### Dataset extract ###

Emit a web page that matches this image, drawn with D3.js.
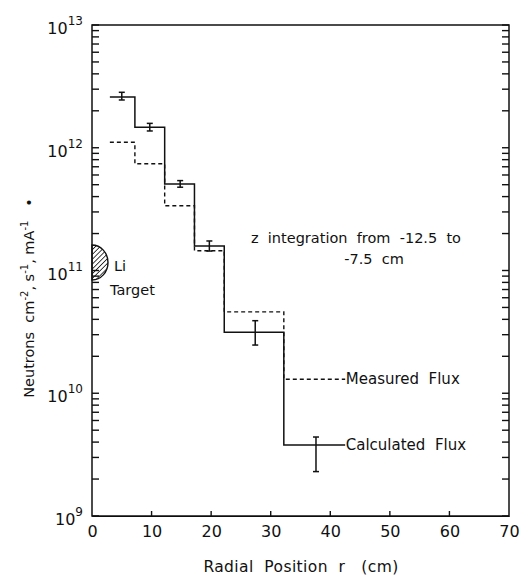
<!DOCTYPE html>
<html>
<head>
<meta charset="utf-8">
<script src="https://cdn.jsdelivr.net/npm/d3@7"></script>
<style>
  body { margin: 0; background: #fff; }
  svg { display: block; }
  text { font-family: "DejaVu Sans", sans-serif; fill: #111; white-space: pre; }
</style>
</head>
<body>
<div id="chart"></div>
<script>
// bin edges in cm (last value is where the leader to the label ends)
const binEdges = [3, 7.2, 12.2, 17.2, 22.2, 32.2, 42.5];
const calculatedFlux = [2.59e12, 1.47e12, 5.07e11, 1.58e11, 3.14e10, 3.78e9];
const measuredFlux = [1.11e12, 7.4e11, 3.37e11, 1.45e11, 4.6e10, 1.3e10];
// error bars on calculated flux
const errorX = [5, 9.7, 14.8, 19.7, 27.4, 37.6];
const errorLow = [2.45e12, 1.37e12, 4.77e11, 1.44e11, 2.47e10, 2.3e9];
const errorHigh = [2.83e12, 1.58e12, 5.4e11, 1.74e11, 3.9e10, 4.4e9];
const xTicks = [0, 10, 20, 30, 40, 50, 60, 70];
const yDecades = [9, 10, 11, 12, 13];

const width = 520, height = 575;
const margin = { top: 25, right: 11, bottom: 59, left: 92 };

const svg = d3
  .select("#chart")
  .append("svg")
  .attr("width", width)
  .attr("height", height);

const x = d3
  .scaleLinear()
  .domain([0, 70])
  .range([margin.left, width - margin.right]);

const y = d3
  .scaleLog()
  .domain([1e9, 1e13])
  .range([height - margin.bottom, margin.top]);

// minor + major ticks for log axis
const yTickValues = [];
yDecades.forEach((e) => {
  for (let m = 1; m <= 9; m++) {
    const v = m * Math.pow(10, e);
    if (v <= 1e13) yTickValues.push(v);
  }
});

// bottom axis (labels + baseline)
const xAxis = svg
  .append("g")
  .attr("transform", "translate(0," + (height - margin.bottom) + ")")
  .call(d3.axisBottom(x).tickValues(xTicks).tickSize(0).tickPadding(10));
xAxis.selectAll(".tick text").attr("font-size", 16).attr("font-family", "DejaVu Sans");
xAxis.selectAll(".tick line").remove();

// frame
const frame = svg.append("g").attr("stroke", "#111").attr("fill", "none");
frame
  .append("rect")
  .attr("x", x(0))
  .attr("y", y(1e13))
  .attr("width", x(70) - x(0))
  .attr("height", y(1e9) - y(1e13))
  .attr("stroke-width", 1.5);

// inward tick marks
const tickG = svg.append("g").attr("stroke", "#111").attr("stroke-width", 1.4);
tickG
  .selectAll("line.yl")
  .data(yTickValues)
  .join("line")
  .attr("class", "yl")
  .attr("x1", x(0))
  .attr("x2", x(0) + 7)
  .attr("y1", (d) => y(d))
  .attr("y2", (d) => y(d));
tickG
  .selectAll("line.yr")
  .data(yTickValues)
  .join("line")
  .attr("class", "yr")
  .attr("x1", x(70))
  .attr("x2", x(70) - 7)
  .attr("y1", (d) => y(d))
  .attr("y2", (d) => y(d));
tickG
  .selectAll("line.xb")
  .data(xTicks.slice(1, -1))
  .join("line")
  .attr("class", "xb")
  .attr("x1", (d) => x(d))
  .attr("x2", (d) => x(d))
  .attr("y1", y(1e9))
  .attr("y2", y(1e9) - 5);

// y decade labels 10^n
const yLabels = svg
  .append("g")
  .selectAll("text")
  .data(yDecades)
  .join("text")
  .attr("x", margin.left - 9)
  .attr("y", (d) => y(Math.pow(10, d)) + 9)
  .attr("text-anchor", "end")
  .attr("font-size", 16);
yLabels.append("tspan").text("10");
yLabels
  .append("tspan")
  .attr("dy", -9)
  .attr("font-size", 12)
  .text((d) => d);

// step lines
const stepLine = d3
  .line()
  .x((d) => x(d[0]))
  .y((d) => y(d[1]))
  .curve(d3.curveStepAfter);

function stepPoints(values) {
  const pts = values.map((v, i) => [binEdges[i], v]);
  pts.push([binEdges[binEdges.length - 1], values[values.length - 1]]);
  return pts;
}

svg
  .append("path")
  .attr("d", stepLine(stepPoints(measuredFlux)))
  .attr("fill", "none")
  .attr("stroke", "#111")
  .attr("stroke-width", 1.4)
  .attr("stroke-dasharray", "4,3");

svg
  .append("path")
  .attr("d", stepLine(stepPoints(calculatedFlux)))
  .attr("fill", "none")
  .attr("stroke", "#111")
  .attr("stroke-width", 1.5);

// error bars
const errs = svg
  .append("g")
  .selectAll("g")
  .data(errorX.map((d, i) => ({ x: d, lo: errorLow[i], hi: errorHigh[i] })))
  .join("g")
  .attr("stroke", "#111")
  .attr("stroke-width", 1.5);
errs
  .append("line")
  .attr("x1", (d) => x(d.x))
  .attr("x2", (d) => x(d.x))
  .attr("y1", (d) => y(d.lo))
  .attr("y2", (d) => y(d.hi));
errs
  .append("line")
  .attr("x1", (d) => x(d.x) - 3)
  .attr("x2", (d) => x(d.x) + 3)
  .attr("y1", (d) => y(d.lo))
  .attr("y2", (d) => y(d.lo));
errs
  .append("line")
  .attr("x1", (d) => x(d.x) - 3)
  .attr("x2", (d) => x(d.x) + 3)
  .attr("y1", (d) => y(d.hi))
  .attr("y2", (d) => y(d.hi));

// series labels
svg
  .append("text")
  .attr("x", x(42.6))
  .attr("y", y(measuredFlux[5]) + 5)
  .attr("font-size", 15)
  .text("Measured  Flux");
svg
  .append("text")
  .attr("x", x(42.6))
  .attr("y", y(calculatedFlux[5]) + 5)
  .attr("font-size", 15)
  .text("Calculated  Flux");

// annotation
const note = svg
  .append("text")
  .attr("y", 243)
  .attr("text-anchor", "middle")
  .attr("font-size", 14.5);
note.append("tspan").attr("x", 356).text("z  integration  from  -12.5  to");
note.append("tspan").attr("x", 374).attr("dy", 21).text("-7.5  cm");

// Li target (hatched half disc)
const defs = svg.append("defs");
const hatch = defs
  .append("pattern")
  .attr("id", "hatch")
  .attr("patternUnits", "userSpaceOnUse")
  .attr("width", 3.4)
  .attr("height", 3.4)
  .attr("patternTransform", "rotate(45)");
hatch
  .append("line")
  .attr("x1", 0)
  .attr("y1", 0)
  .attr("x2", 0)
  .attr("y2", 3.4)
  .attr("stroke", "#111")
  .attr("stroke-width", 1.6);

const tx = x(0), ty = 262.5, rx = 16, ry = 17.5;
svg
  .append("path")
  .attr(
    "d",
    "M" + tx + "," + (ty - ry) +
      " A" + rx + "," + ry + " 0 0 1 " + tx + "," + (ty + ry) + " Z"
  )
  .attr("fill", "url(#hatch)")
  .attr("stroke", "#111")
  .attr("stroke-width", 1.4);

svg
  .append("text")
  .attr("x", 114)
  .attr("y", 271)
  .attr("font-size", 14.5)
  .text("Li");
svg
  .append("text")
  .attr("x", 110)
  .attr("y", 295)
  .attr("font-size", 14.5)
  .text("Target");

// axis titles
svg
  .append("text")
  .attr("x", 301)
  .attr("y", 572)
  .attr("text-anchor", "middle")
  .attr("font-size", 15.5)
  .attr("letter-spacing", 0.4)
  .text("Radial  Position  r   (cm)");

const yTitle = svg
  .append("text")
  .attr("transform", "translate(34,298) rotate(-90)")
  .attr("text-anchor", "middle")
  .attr("font-size", 14.5);
yTitle.append("tspan").text("Neutrons  cm");
yTitle.append("tspan").attr("dy", -6).attr("font-size", 10).text("-2");
yTitle.append("tspan").attr("dy", 6).text(", s");
yTitle.append("tspan").attr("dy", -6).attr("font-size", 10).text("-1");
yTitle.append("tspan").attr("dy", 6).text(", mA");
yTitle.append("tspan").attr("dy", -6).attr("font-size", 10).text("-1");
yTitle.append("tspan").attr("dy", 6).text("   •");
</script>
</body>
</html>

###

_Exercise instructions_.
From the first line above to the line containing "- margin.bottom, margin.top]);", repeat each line exactly. Pictures stay out.

_Written answer_.
Emit a web page that matches this image, drawn with D3.js.
<!DOCTYPE html>
<html>
<head>
<meta charset="utf-8">
<script src="https://cdn.jsdelivr.net/npm/d3@7"></script>
<style>
  body { margin: 0; background: #fff; }
  svg { display: block; }
  text { font-family: "DejaVu Sans", sans-serif; fill: #111; white-space: pre; }
</style>
</head>
<body>
<div id="chart"></div>
<script>
// bin edges in cm (last value is where the leader to the label ends)
const binEdges = [3, 7.2, 12.2, 17.2, 22.2, 32.2, 42.5];
const calculatedFlux = [2.59e12, 1.47e12, 5.07e11, 1.58e11, 3.14e10, 3.78e9];
const measuredFlux = [1.11e12, 7.4e11, 3.37e11, 1.45e11, 4.6e10, 1.3e10];
// error bars on calculated flux
const errorX = [5, 9.7, 14.8, 19.7, 27.4, 37.6];
const errorLow = [2.45e12, 1.37e12, 4.77e11, 1.44e11, 2.47e10, 2.3e9];
const errorHigh = [2.83e12, 1.58e12, 5.4e11, 1.74e11, 3.9e10, 4.4e9];
const xTicks = [0, 10, 20, 30, 40, 50, 60, 70];
const yDecades = [9, 10, 11, 12, 13];

const width = 520, height = 575;
const margin = { top: 25, right: 11, bottom: 59, left: 92 };

const svg = d3
  .select("#chart")
  .append("svg")
  .attr("width", width)
  .attr("height", height);

const x = d3
  .scaleLinear()
  .domain([0, 70])
  .range([margin.left, width - margin.right]);

const y = d3
  .scaleLog()
  .domain([1e9, 1e13])
  .range([height - margin.bottom, margin.top]);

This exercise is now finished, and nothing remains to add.